President Hinckley said it is a "small wonder that so many hundreds of thousands of us, yea even millions, will pause this coming July to remember them, to celebrate their wondrous accomplishments and to rejoice in the miraculous thing that has grown from the foundation they laid.
"Our forebearers laid a solid and wonderful foundation. Now ours is the great opportunity to build a superstructure, all fitly framed together with Christ as the chief cornerstone," he urged Sunday morning.
"God is at the helm. We will seek his direction," he said.
General authorities and general auxiliary leaders gave particular admonition to members regarding individual, family and church responsibilities.
Talks focused on repentance and forgiveness; relying on the Holy Ghost to overcome trials and be at peace; the importance of temple worship; the joys and responsibilities of parenthood; receiving and valuing counsel — and supporting local church leaders; lending support and encouragement to new members of the church; being honest; keeping priorities in a gospel focus; and developing and expressing convictions to follow the Savior.

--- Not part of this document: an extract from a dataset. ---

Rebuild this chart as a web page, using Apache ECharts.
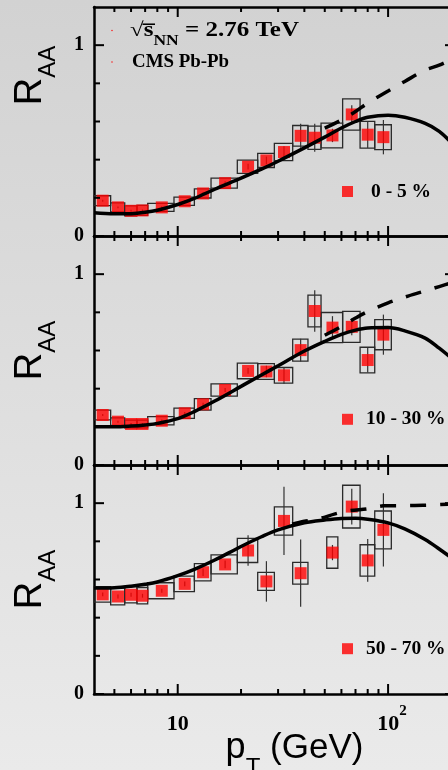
<!DOCTYPE html>
<html><head><meta charset="utf-8">
<script src="https://cdn.jsdelivr.net/npm/echarts@6/dist/echarts.min.js"></script>
<style>html,body{margin:0;padding:0;background:#dddddd}#c{width:448px;height:770px}</style>
</head><body><div id="c"></div>
<script>
// ---------- data ----------
const xMinorTicks = [5, 6, 7, 8, 9, 20, 30, 40, 50, 60, 70, 80, 90, 200];
const xMajorTicks = [10, 100];
const xLabelVals = [10, 100];
const yMajorTicks = [0, 1];
const yMinorTicks = [0.2, 0.4, 0.6, 0.8];
const yLabelVals = [0, 1];

// pT bins (GeV) and point positions
const ptLo = [4, 4.8, 5.6, 6.4, 7.2, 9.6, 12, 14.4, 19.2, 24, 28.8, 35.2, 41.6, 48, 60.8, 73.6, 86.4];
const ptHi = [4.8, 5.6, 6.4, 7.2, 9.6, 12, 14.4, 19.2, 24, 28.8, 35.2, 41.6, 48, 60.8, 73.6, 86.4, 103.6];
const pt   = [4.4, 5.2, 6.0, 6.8, 8.4, 10.8, 13.2, 16.8, 21.6, 26.4, 32.0, 38.4, 44.8, 54.4, 67.2, 80.0, 95.0];

// 0-5 %
const raa1  = [0.185, 0.150, 0.132, 0.134, 0.150, 0.182, 0.223, 0.277, 0.363, 0.396, 0.440, 0.525, 0.515, 0.527, 0.637, 0.531, 0.518];
const sys1  = [0.026, 0.024, 0.026, 0.026, 0.021, 0.022, 0.024, 0.026, 0.035, 0.037, 0.045, 0.054, 0.061, 0.065, 0.082, 0.070, 0.065];
const stat1 = [0.005, 0.005, 0.005, 0.005, 0.006, 0.007, 0.008, 0.010, 0.015, 0.020, 0.030, 0.063, 0.073, 0.035, 0.048, 0.070, 0.090];

// 10-30 %
const raa2  = [0.262, 0.227, 0.215, 0.215, 0.232, 0.271, 0.318, 0.393, 0.493, 0.490, 0.470, 0.602, 0.807, 0.720, 0.724, 0.550, 0.683];
const sys2  = [0.026, 0.020, 0.020, 0.020, 0.022, 0.027, 0.030, 0.032, 0.041, 0.041, 0.041, 0.058, 0.083, 0.079, 0.081, 0.067, 0.079];
const stat2 = [0.005, 0.005, 0.005, 0.005, 0.006, 0.007, 0.008, 0.010, 0.015, 0.030, 0.044, 0.060, 0.109, 0.060, 0.044, 0.065, 0.105];

// 50-70 %
const ptLo3 = [4, 4.8, 5.6, 6.4, 7.2, 9.6, 12, 14.4, 19.2, 24, 28.8, 35.2, 51.1, 60.8, 73.6, 86.4];
const ptHi3 = [4.8, 5.6, 6.4, 7.2, 9.6, 12, 14.4, 19.2, 24, 28.8, 35.2, 41.6, 57.7, 73.6, 86.4, 103.6];
const pt3   = [4.4, 5.2, 6.0, 6.8, 8.4, 10.8, 13.2, 16.8, 21.6, 26.4, 32.0, 38.4, 54.4, 67.2, 80.0, 95.0];
const raa3  = [0.522, 0.511, 0.520, 0.515, 0.541, 0.577, 0.638, 0.679, 0.752, 0.590, 0.907, 0.633, 0.741, 0.982, 0.700, 0.860];
const sys3  = [0.041, 0.044, 0.043, 0.043, 0.042, 0.041, 0.045, 0.050, 0.063, 0.047, 0.074, 0.057, 0.082, 0.112, 0.082, 0.099];
const stat3 = [0.010, 0.010, 0.010, 0.010, 0.010, 0.012, 0.020, 0.020, 0.080, 0.106, 0.179, 0.176, 0.040, 0.094, 0.112, 0.192];

// model curves
const curveX = [4, 5, 6, 7, 8, 10, 12, 15, 20, 25, 30, 40, 50, 60, 70, 80, 100, 120, 150, 175, 208];
const solid1 = [0.122, 0.116, 0.117, 0.124, 0.135, 0.165, 0.197, 0.245, 0.303, 0.350, 0.392, 0.462, 0.518, 0.566, 0.600, 0.622, 0.633, 0.622, 0.590, 0.548, 0.470];
const solid2 = [0.200, 0.200, 0.204, 0.210, 0.218, 0.243, 0.280, 0.335, 0.412, 0.472, 0.520, 0.597, 0.648, 0.685, 0.707, 0.718, 0.720, 0.703, 0.665, 0.612, 0.545];
const solid3 = [0.555, 0.557, 0.565, 0.575, 0.587, 0.620, 0.653, 0.702, 0.773, 0.824, 0.860, 0.897, 0.912, 0.920, 0.921, 0.916, 0.897, 0.865, 0.810, 0.760, 0.700];

const dashX1 = [50, 60, 70, 80, 100, 120, 150, 175, 208];
const dash1  = [0.565, 0.608, 0.652, 0.697, 0.760, 0.810, 0.869, 0.895, 0.935];
const dashX2 = [50, 60, 70, 80, 100, 120, 150, 175, 208];
const dash2  = [0.680, 0.726, 0.770, 0.804, 0.850, 0.880, 0.912, 0.935, 0.960];
const dashX3 = [35, 40, 47.5, 56, 66, 80, 95, 112, 134, 160, 208];
const dash3  = [0.890, 0.905, 0.920, 0.944, 0.961, 0.970, 0.986, 0.987, 0.988, 0.990, 0.997];

const centralityLabels = ['0 - 5 %', '10 - 30 %', '50 - 70 %'];

// ---------- chart ----------
const SERIF = "'Liberation Serif', 'Times New Roman', serif";
const SANS = "'Liberation Sans', Arial, sans-serif";
const X_MIN = 4, X_MAX = 208, Y_MIN = 0, Y_MAX = 1.2;

const panels = [
  {lo: ptLo, hi: ptHi, pt: pt, raa: raa1, sys: sys1, stat: stat1, solid: solid1, dx: dashX1, dy: dash1},
  {lo: ptLo, hi: ptHi, pt: pt, raa: raa2, sys: sys2, stat: stat2, solid: solid2, dx: dashX2, dy: dash2},
  {lo: ptLo3, hi: ptHi3, pt: pt3, raa: raa3, sys: sys3, stat: stat3, solid: solid3, dx: dashX3, dy: dash3}
];
const gridTops = [7, 236, 465];
const legendPos = [[342, 181.5, 13], [342, 409.3, 8], [342, 638.7, 8]];
const yNamePad = [[0, 0, 0, 92], [0, 0, 0, 0], [0, 0, 0, 0]];

const grid = [], xAxis = [], yAxis = [], series = [], legend = [];
const lineSt = {show: true, onZero: false, lineStyle: {color: '#000', width: 2.5}};
const tickStyle = {stroke: '#000', lineWidth: 2};
const xTickData = xMinorTicks.map(v => [v, 5]).concat(xMajorTicks.map(v => [v, 10]));
const yTickData = yMinorTicks.map(v => [v, 6]).concat(yMajorTicks.map(v => [v, 10]));

panels.forEach((p, g) => {
  grid.push({left: 94, top: gridTops[g], width: 361, height: 229, containLabel: false, outerBoundsMode: 'none'});
  const baseX = {type: 'log', logBase: 10, gridIndex: g, min: X_MIN, max: X_MAX, splitLine: {show: false},
    axisLabel: {show: false}, axisTick: {show: false}, axisLine: lineSt};
  const bottom = Object.assign({}, baseX, {position: 'bottom'});
  if (g === 2) {
    bottom.axisLabel = {
      show: true, customValues: xLabelVals, margin: 19,
      formatter: v => (Math.round(v) === 100 ? '{bp|10}{sup|2}' : '{bt|10}'),
      rich: {
        bt: {fontFamily: SERIF, fontWeight: 'bold', fontSize: 22, color: '#000', lineHeight: 22, verticalAlign: 'bottom', padding: [10, 0, 0, 0]},
        bp: {fontFamily: SERIF, fontWeight: 'bold', fontSize: 22, color: '#000', lineHeight: 22, verticalAlign: 'bottom', padding: [0, 0, 0, 8]},
        sup: {fontFamily: SERIF, fontWeight: 'bold', fontSize: 15, color: '#000', lineHeight: 16, verticalAlign: 'bottom', padding: [0, 0, 16, 0]}
      }
    };
    bottom.name = '{p|p}{t|T}{g| (GeV)}';
    bottom.nameLocation = 'middle';
    bottom.nameGap = 36;
    bottom.nameMoveOverlap = false;
    bottom.nameTextStyle = {
      color: '#000', padding: [0, 0, 0, 40],
      rich: {
        p: {fontFamily: SANS, fontSize: 36, color: '#000', verticalAlign: 'bottom', padding: [0, 0, 14, 0]},
        t: {fontFamily: SANS, fontSize: 24, color: '#000', verticalAlign: 'bottom'},
        g: {fontFamily: SANS, fontSize: 35, color: '#000', verticalAlign: 'bottom', padding: [0, 0, 14, 0]}
      }
    };
  }
  xAxis.push(bottom);
  xAxis.push(Object.assign({}, baseX, {position: 'top'}));

  const baseY = {type: 'value', gridIndex: g, min: Y_MIN, max: Y_MAX, splitLine: {show: false},
    axisLabel: {show: false}, axisTick: {show: false}, axisLine: lineSt};
  yAxis.push(Object.assign({}, baseY, {
    position: 'left',
    axisLabel: {show: true, customValues: yLabelVals, margin: 10, fontFamily: SERIF, fontWeight: 'bold', fontSize: 20, color: '#000'},
    name: '{r|R}{s|AA}', nameLocation: 'middle', nameRotate: 90, nameGap: 34, nameMoveOverlap: false,
    nameTextStyle: {
      color: '#000', padding: yNamePad[g],
      rich: {
        r: {fontFamily: SANS, fontSize: 38, color: '#000', verticalAlign: 'bottom', padding: [0, 0, 10, 0]},
        s: {fontFamily: SANS, fontSize: 24, color: '#000', verticalAlign: 'bottom'}
      }
    }
  }));
  yAxis.push(Object.assign({}, baseY, {position: 'right'}));

  const xi = 2 * g, yi = 2 * g;
  // inward x ticks on bottom and top frame
  series.push({
    type: 'custom', xAxisIndex: xi, yAxisIndex: yi, silent: true, z: 6,
    data: xTickData, encode: {x: 0},
    renderItem: (params, api) => {
      const v = api.value(0), len = api.value(1);
      const b = api.coord([v, Y_MIN]), t = api.coord([v, Y_MAX]);
      return {type: 'group', children: [
        {type: 'line', shape: {x1: b[0], y1: b[1], x2: b[0], y2: b[1] - len}, style: tickStyle},
        {type: 'line', shape: {x1: t[0], y1: t[1], x2: t[0], y2: t[1] + len}, style: tickStyle}
      ]};
    }
  });
  // inward y ticks on left and right frame
  series.push({
    type: 'custom', xAxisIndex: xi, yAxisIndex: yi, silent: true, z: 6,
    data: yTickData, encode: {y: 0},
    renderItem: (params, api) => {
      const v = api.value(0), len = api.value(1);
      const l = api.coord([X_MIN, v]), r = api.coord([X_MAX, v]);
      return {type: 'group', children: [
        {type: 'line', shape: {x1: l[0], y1: l[1], x2: l[0] + len, y2: l[1]}, style: tickStyle},
        {type: 'line', shape: {x1: r[0], y1: r[1], x2: r[0] - len, y2: r[1]}, style: tickStyle}
      ]};
    }
  });
  series.push({
    type: 'custom', xAxisIndex: xi, yAxisIndex: yi, silent: true, z: 2,
    data: p.lo.map((l, i) => [l, p.hi[i], p.raa[i], p.sys[i]]),
    encode: {x: [0, 1], y: 2},
    renderItem: (params, api) => {
      const a = api.coord([api.value(0), api.value(2) + api.value(3)]);
      const b = api.coord([api.value(1), api.value(2) - api.value(3)]);
      return {type: 'rect', shape: {x: a[0], y: a[1], width: b[0] - a[0], height: b[1] - a[1]},
        style: {fill: 'none', stroke: '#2a2a2a', lineWidth: 1.3}};
    }
  });
  series.push({
    type: 'custom', xAxisIndex: xi, yAxisIndex: yi, silent: true, z: 2,
    data: p.pt.map((x, i) => [x, p.raa[i], p.stat[i]]),
    encode: {x: 0, y: 1},
    renderItem: (params, api) => {
      const a = api.coord([api.value(0), api.value(1) + api.value(2)]);
      const b = api.coord([api.value(0), api.value(1) - api.value(2)]);
      return {type: 'line', shape: {x1: a[0], y1: a[1], x2: b[0], y2: b[1]},
        style: {stroke: '#333', lineWidth: 1.2}};
    }
  });
  series.push({
    type: 'scatter', name: centralityLabels[g], xAxisIndex: xi, yAxisIndex: yi, z: 3,
    symbol: 'rect', symbolSize: 12, itemStyle: {color: '#ff0000'},
    data: p.pt.map((x, i) => [x, p.raa[i]])
  });
  series.push({
    type: 'line', xAxisIndex: xi, yAxisIndex: yi, z: 4, showSymbol: false, smooth: 0.35, silent: true,
    lineStyle: {color: '#000', width: 3.5},
    data: curveX.map((x, i) => [x, p.solid[i]])
  });
  series.push({
    type: 'line', xAxisIndex: xi, yAxisIndex: yi, z: 4, showSymbol: false, smooth: 0.35, silent: true,
    lineStyle: {color: '#000', width: 3.5, type: [16, 14]},
    data: p.dx.map((x, i) => [x, p.dy[i]])
  });
  legend.push({
    data: [centralityLabels[g]], left: legendPos[g][0], top: legendPos[g][1], padding: 0,
    icon: 'rect', itemWidth: 11, itemHeight: 11, selectedMode: false,
    textStyle: {fontFamily: SERIF, fontWeight: 'bold', fontSize: 19.5, color: '#000', lineHeight: 20, padding: [0, 0, 0, legendPos[g][2]]}
  });
});

const chart = echarts.init(document.getElementById('c'));
chart.setOption({
  animation: false,
  backgroundColor: new echarts.graphic.LinearGradient(0, 0, 0, 1, [
    {offset: 0, color: '#d2d2d2'}, {offset: 1, color: '#eaeaea'}
  ]),
  graphic: [
    {type: 'text', x: 130, y: 48, scaleX: 1.25, silent: true, z: 10,
      style: {text: '{a|√}{s|s̅}{n|NN}{t| = 2.76 TeV}', verticalAlign: 'bottom', align: 'left',
        rich: {
          a: {fontFamily: SERIF, fontWeight: 'bold', fontSize: 20, fill: '#000', verticalAlign: 'bottom', padding: [0, 0, 7, 0]},
          s: {fontFamily: SERIF, fontWeight: 'bold', fontSize: 20, fill: '#000', verticalAlign: 'bottom', padding: [0, 0, 7, 0]},
          n: {fontFamily: SERIF, fontWeight: 'bold', fontSize: 14, fill: '#000', verticalAlign: 'bottom'},
          t: {fontFamily: SERIF, fontWeight: 'bold', fontSize: 20, fill: '#000', verticalAlign: 'bottom', padding: [0, 0, 7, 0]}
        }}},
    {type: 'text', x: 132, y: 62, scaleX: 1.05, silent: true, z: 10,
      style: {text: 'CMS Pb-Pb', fontFamily: SERIF, fontWeight: 'bold', fontSize: 18, fill: '#000', verticalAlign: 'middle', align: 'left'}},
    {type: 'circle', shape: {cx: 112, cy: 30.5, r: 0.7}, style: {fill: '#ff0000'}, silent: true},
    {type: 'circle', shape: {cx: 112, cy: 62, r: 0.7}, style: {fill: '#ff0000'}, silent: true}
  ],
  legend: legend,
  grid: grid,
  xAxis: xAxis,
  yAxis: yAxis,
  series: series
});
</script>
</body></html>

"We speak unabashedly of the living reality of the Lord Jesus Christ. We declare without equivocation the fact of his great act of atonement for all mankind. That act brought assurance of universal resurrection and opened the way to exaltation in our Father's kingdom.
"This is the burden of our declaration to the world. It is the substance of our theology. It is the wellspring of our faith. Let no one ever say that we are not Christians," President Hinckley said as he concluded the conference.